Leave out the pictures, then reproduce the rest of the material exactly.
BEGIN Data block
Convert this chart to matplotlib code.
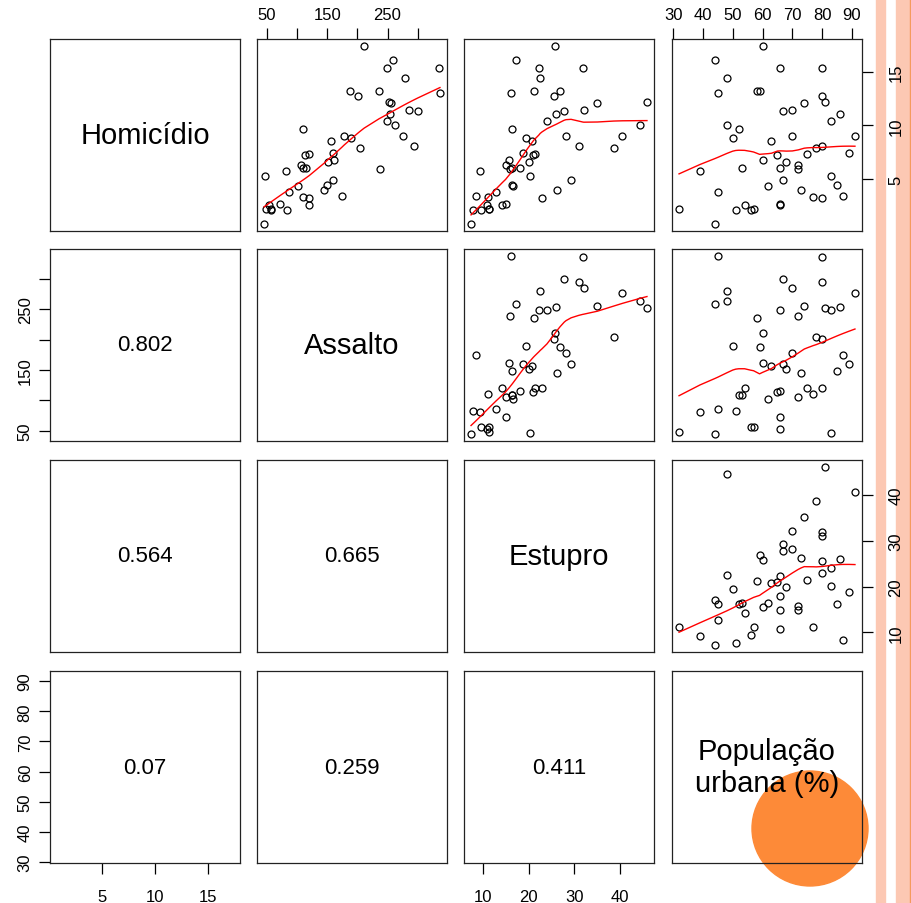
import numpy as np
import matplotlib
matplotlib.use('Agg')
import matplotlib.pyplot as plt
from matplotlib.patches import Circle, Rectangle

plt.rcParams['font.family'] = ['Liberation Sans', 'DejaVu Sans']

# dados USArrests (50 estados)
homicidio = [13.2, 10.0, 8.1, 8.8, 9.0, 7.9, 3.3, 5.9, 15.4, 17.4,
             5.3, 2.6, 10.4, 7.2, 2.2, 6.0, 9.7, 15.4, 2.1, 11.3,
             4.4, 12.1, 2.7, 16.1, 9.0, 6.0, 4.3, 12.2, 2.1, 7.4,
             11.4, 11.1, 13.0, 0.8, 7.3, 6.6, 4.9, 6.3, 3.4, 14.4,
             3.8, 13.2, 12.7, 3.2, 2.2, 8.5, 4.0, 5.7, 2.6, 6.8]
assalto = [236, 263, 294, 190, 276, 204, 110, 238, 335, 211,
           46, 120, 249, 113, 56, 115, 109, 249, 83, 300,
           149, 255, 72, 259, 178, 109, 102, 252, 57, 159,
           285, 254, 337, 45, 120, 151, 159, 106, 174, 279,
           86, 188, 201, 120, 48, 156, 145, 81, 53, 161]
pop_urbana = [58, 48, 80, 50, 91, 78, 77, 72, 80, 60,
              83, 54, 83, 65, 57, 66, 52, 66, 51, 67,
              85, 74, 66, 44, 70, 53, 62, 81, 56, 89,
              70, 86, 45, 44, 75, 68, 67, 72, 87, 48,
              45, 59, 80, 80, 32, 63, 73, 39, 66, 60]
estupro = [21.2, 44.5, 31.0, 19.5, 40.6, 38.7, 11.1, 15.8, 31.9, 25.8,
           20.2, 14.2, 24.0, 21.0, 11.3, 18.0, 16.3, 22.2, 7.8, 27.8,
           16.3, 35.1, 14.9, 17.1, 28.2, 16.4, 16.5, 46.0, 9.5, 18.8,
           32.1, 26.1, 16.1, 7.3, 21.4, 20.0, 29.3, 14.9, 8.3, 22.5,
           12.8, 26.9, 25.5, 22.9, 11.2, 20.7, 26.2, 9.3, 10.8, 15.6]

nomes = ['Homicídio', 'Assalto', 'Estupro', 'População\nurbana (%)']
dados = [homicidio, assalto, estupro, pop_urbana]
marcas = [[5, 10, 15],
          [50, 100, 150, 200, 250, 300],
          [10, 20, 30, 40],
          [30, 40, 50, 60, 70, 80, 90]]
rotulos = [['5', '10', '15'],
           ['50', '', '150', '', '250', ''],
           ['10', '20', '30', '40'],
           ['30', '40', '50', '60', '70', '80', '90']]


# lowess igual ao do R (f=2/3, iter=3)
def lowess(x, y, f=2/3, iters=3):
    x = np.asarray(x, float)
    y = np.asarray(y, float)
    ordem = np.argsort(x, kind='stable')
    x = x[ordem]
    y = y[ordem]
    n = len(x)
    ns = max(min(int(f * n + 1e-7), n), 2)
    faixa = x[-1] - x[0]
    rw = np.ones(n)
    ys = np.zeros(n)
    for it in range(iters + 1):
        for i in range(n):
            d = np.abs(x - x[i])
            h = np.sort(d)[ns - 1]
            w = np.where(d <= 0.999 * h,
                         np.where(d <= 0.001 * h, 1.0, (1 - (d / h) ** 3) ** 3), 0.0) * rw
            if w.sum() <= 0:
                ys[i] = y[i]
                continue
            w = w / w.sum()
            if h > 0:
                a = np.sum(w * x)
                b = x[i] - a
                c = np.sum(w * (x - a) ** 2)
                if np.sqrt(c) > 0.001 * faixa:
                    b = b / c
                    w = w * (b * (x - a) + 1)
            ys[i] = np.sum(w * y)
        if it == iters:
            break
        res = y - ys
        cmad = 6 * np.median(np.abs(res))
        if cmad < 1e-7 * np.mean(np.abs(y)):
            break
        r = np.abs(res)
        rw = np.where(r <= 0.001 * cmad, 1.0,
                      np.where(r > 0.999 * cmad, 0.0, (1 - (r / cmad) ** 2) ** 2))
    return x, ys


def limites(v):
    v = np.asarray(v, float)
    ext = 0.04 * (v.max() - v.min())
    return v.min() - ext, v.max() + ext


W, H = 912, 904
fig = plt.figure(figsize=(9.12, 9.04), dpi=100)
fig.patch.set_facecolor('white')

# faixas rosadas e circulo laranja (atras dos paineis)
fig.patches.append(Rectangle((876 / W, 0), 9 / W, 1, transform=fig.transFigure,
                             color='#fcc8b3', zorder=-2))
fig.patches.append(Rectangle((896 / W, 0), 16 / W, 1, transform=fig.transFigure,
                             color='#fcc8b3', zorder=-2))
fig.patches.append(Rectangle((910.5 / W, 0), 1.5 / W, 1, transform=fig.transFigure,
                             color='#f59a5e', zorder=-2))
fig.patches.append(Circle((810 / W, 1 - 829.5 / H), 58 / W, transform=fig.transFigure,
                          color='#fd8a38', zorder=-1))

esq = [50, 257, 464, 672]
topo = [40, 250, 461, 672]
larg, alt = 190, 192
n = len(dados)

for i in range(n):
    for j in range(n):
        ax = fig.add_axes([esq[j] / W, 1 - (topo[i] + alt) / H, larg / W, alt / H])
        ax.set_facecolor('none')
        ax.set_xlim(limites(dados[j]))
        ax.set_ylim(limites(dados[i]))
        for s in ax.spines.values():
            s.set_linewidth(0.9)
            s.set_color('#222222')
        ax.set_xticks([])
        ax.set_yticks([])

        if i < j:
            # dispersao + lowess
            ax.plot(dados[j], dados[i], 'o', mfc='none', mec='black', ms=5, mew=0.9)
            lx, ly = lowess(dados[j], dados[i])
            ax.plot(lx, ly, color='red', lw=1)
        elif i > j:
            r = np.corrcoef(dados[i], dados[j])[0, 1]
            ax.text(0.5, 0.5, str(round(r, 3)), transform=ax.transAxes,
                    ha='center', va='center', fontsize=16)
        else:
            ax.text(0.5, 0.5, nomes[i], transform=ax.transAxes,
                    ha='center', va='center', fontsize=21, linespacing=1.2)

        # eixos alternados como no pairs() do R
        if i == 0 and j % 2 == 1:
            ax.set_xticks(marcas[j])
            ax.set_xticklabels(rotulos[j])
            ax.tick_params(axis='x', top=True, labeltop=True, bottom=False, labelbottom=False,
                           length=8, width=0.9, pad=4.5, labelsize=12)
        if i == n - 1 and j % 2 == 0:
            ax.set_xticks(marcas[j])
            ax.set_xticklabels(rotulos[j])
            ax.tick_params(axis='x', length=8, width=0.9, pad=11, labelsize=12)
        if j == 0 and i % 2 == 1:
            ax.set_yticks(marcas[i])
            ax.set_yticklabels(rotulos[i], rotation=90, va='center')
            ax.tick_params(axis='y', length=8, width=0.9, pad=4.5, labelsize=12)
        if j == n - 1 and i % 2 == 0:
            ax.set_yticks(marcas[i])
            ax.set_yticklabels(rotulos[i], rotation=90, va='center')
            ax.tick_params(axis='y', right=True, labelright=True, left=False, labelleft=False,
                           length=8, width=0.9, pad=11, labelsize=12)

fig.savefig('out.png', dpi=100)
END Data block
Worked solution:
Convert this chart to matplotlib code.
import numpy as np
import matplotlib
matplotlib.use('Agg')
import matplotlib.pyplot as plt
from matplotlib.patches import Circle, Rectangle

plt.rcParams['font.family'] = ['Liberation Sans', 'DejaVu Sans']

# dados USArrests (50 estados)
homicidio = [13.2, 10.0, 8.1, 8.8, 9.0, 7.9, 3.3, 5.9, 15.4, 17.4,
             5.3, 2.6, 10.4, 7.2, 2.2, 6.0, 9.7, 15.4, 2.1, 11.3,
             4.4, 12.1, 2.7, 16.1, 9.0, 6.0, 4.3, 12.2, 2.1, 7.4,
             11.4, 11.1, 13.0, 0.8, 7.3, 6.6, 4.9, 6.3, 3.4, 14.4,
             3.8, 13.2, 12.7, 3.2, 2.2, 8.5, 4.0, 5.7, 2.6, 6.8]
assalto = [236, 263, 294, 190, 276, 204, 110, 238, 335, 211,
           46, 120, 249, 113, 56, 115, 109, 249, 83, 300,
           149, 255, 72, 259, 178, 109, 102, 252, 57, 159,
           285, 254, 337, 45, 120, 151, 159, 106, 174, 279,
           86, 188, 201, 120, 48, 156, 145, 81, 53, 161]
pop_urbana = [58, 48, 80, 50, 91, 78, 77, 72, 80, 60,
              83, 54, 83, 65, 57, 66, 52, 66, 51, 67,
              85, 74, 66, 44, 70, 53, 62, 81, 56, 89,
              70, 86, 45, 44, 75, 68, 67, 72, 87, 48,
              45, 59, 80, 80, 32, 63, 73, 39, 66, 60]
estupro = [21.2, 44.5, 31.0, 19.5, 40.6, 38.7, 11.1, 15.8, 31.9, 25.8,
           20.2, 14.2, 24.0, 21.0, 11.3, 18.0, 16.3, 22.2, 7.8, 27.8,
           16.3, 35.1, 14.9, 17.1, 28.2, 16.4, 16.5, 46.0, 9.5, 18.8,
           32.1, 26.1, 16.1, 7.3, 21.4, 20.0, 29.3, 14.9, 8.3, 22.5,
           12.8, 26.9, 25.5, 22.9, 11.2, 20.7, 26.2, 9.3, 10.8, 15.6]

nomes = ['Homicídio', 'Assalto', 'Estupro', 'População\nurbana (%)']
dados = [homicidio, assalto, estupro, pop_urbana]
marcas = [[5, 10, 15],
          [50, 100, 150, 200, 250, 300],
          [10, 20, 30, 40],
          [30, 40, 50, 60, 70, 80, 90]]
rotulos = [['5', '10', '15'],
           ['50', '', '150', '', '250', ''],
           ['10', '20', '30', '40'],
           ['30', '40', '50', '60', '70', '80', '90']]


# lowess igual ao do R (f=2/3, iter=3)
def lowess(x, y, f=2/3, iters=3):
    x = np.asarray(x, float)
    y = np.asarray(y, float)
    ordem = np.argsort(x, kind='stable')
    x = x[ordem]
    y = y[ordem]
    n = len(x)
    ns = max(min(int(f * n + 1e-7), n), 2)
    faixa = x[-1] - x[0]
    rw = np.ones(n)
    ys = np.zeros(n)
    for it in range(iters + 1):
        for i in range(n):
            d = np.abs(x - x[i])
            h = np.sort(d)[ns - 1]
            w = np.where(d <= 0.999 * h,
                         np.where(d <= 0.001 * h, 1.0, (1 - (d / h) ** 3) ** 3), 0.0) * rw
            if w.sum() <= 0:
                ys[i] = y[i]
                continue
            w = w / w.sum()
            if h > 0:
                a = np.sum(w * x)
                b = x[i] - a
                c = np.sum(w * (x - a) ** 2)
                if np.sqrt(c) > 0.001 * faixa:
                    b = b / c
                    w = w * (b * (x - a) + 1)
            ys[i] = np.sum(w * y)
        if it == iters:
            break
        res = y - ys
        cmad = 6 * np.median(np.abs(res))
        if cmad < 1e-7 * np.mean(np.abs(y)):
            break
        r = np.abs(res)
        rw = np.where(r <= 0.001 * cmad, 1.0,
                      np.where(r > 0.999 * cmad, 0.0, (1 - (r / cmad) ** 2) ** 2))
    return x, ys


def limites(v):
    v = np.asarray(v, float)
    ext = 0.04 * (v.max() - v.min())
    return v.min() - ext, v.max() + ext


W, H = 912, 904
fig = plt.figure(figsize=(9.12, 9.04), dpi=100)
fig.patch.set_facecolor('white')

# faixas rosadas e circulo laranja (atras dos paineis)
fig.patches.append(Rectangle((876 / W, 0), 9 / W, 1, transform=fig.transFigure,
                             color='#fcc8b3', zorder=-2))
fig.patches.append(Rectangle((896 / W, 0), 16 / W, 1, transform=fig.transFigure,
                             color='#fcc8b3', zorder=-2))
fig.patches.append(Rectangle((910.5 / W, 0), 1.5 / W, 1, transform=fig.transFigure,
                             color='#f59a5e', zorder=-2))
fig.patches.append(Circle((810 / W, 1 - 829.5 / H), 58 / W, transform=fig.transFigure,
                          color='#fd8a38', zorder=-1))

esq = [50, 257, 464, 672]
topo = [40, 250, 461, 672]
larg, alt = 190, 192
n = len(dados)

for i in range(n):
    for j in range(n):
        ax = fig.add_axes([esq[j] / W, 1 - (topo[i] + alt) / H, larg / W, alt / H])
        ax.set_facecolor('none')
        ax.set_xlim(limites(dados[j]))
        ax.set_ylim(limites(dados[i]))
        for s in ax.spines.values():
            s.set_linewidth(0.9)
            s.set_color('#222222')
        ax.set_xticks([])
        ax.set_yticks([])

        if i < j:
            # dispersao + lowess
            ax.plot(dados[j], dados[i], 'o', mfc='none', mec='black', ms=5, mew=0.9)
            lx, ly = lowess(dados[j], dados[i])
            ax.plot(lx, ly, color='red', lw=1)
        elif i > j:
            r = np.corrcoef(dados[i], dados[j])[0, 1]
            ax.text(0.5, 0.5, str(round(r, 3)), transform=ax.transAxes,
                    ha='center', va='center', fontsize=16)
        else:
            ax.text(0.5, 0.5, nomes[i], transform=ax.transAxes,
                    ha='center', va='center', fontsize=21, linespacing=1.2)

        # eixos alternados como no pairs() do R
        if i == 0 and j % 2 == 1:
            ax.set_xticks(marcas[j])
            ax.set_xticklabels(rotulos[j])
            ax.tick_params(axis='x', top=True, labeltop=True, bottom=False, labelbottom=False,
                           length=8, width=0.9, pad=4.5, labelsize=12)
        if i == n - 1 and j % 2 == 0:
            ax.set_xticks(marcas[j])
            ax.set_xticklabels(rotulos[j])
            ax.tick_params(axis='x', length=8, width=0.9, pad=11, labelsize=12)
        if j == 0 and i % 2 == 1:
            ax.set_yticks(marcas[i])
            ax.set_yticklabels(rotulos[i], rotation=90, va='center')
            ax.tick_params(axis='y', length=8, width=0.9, pad=4.5, labelsize=12)
        if j == n - 1 and i % 2 == 0:
            ax.set_yticks(marcas[i])
            ax.set_yticklabels(rotulos[i], rotation=90, va='center')
            ax.tick_params(axis='y', right=True, labelright=True, left=False, labelleft=False,
                           length=8, width=0.9, pad=11, labelsize=12)

fig.savefig('out.png', dpi=100)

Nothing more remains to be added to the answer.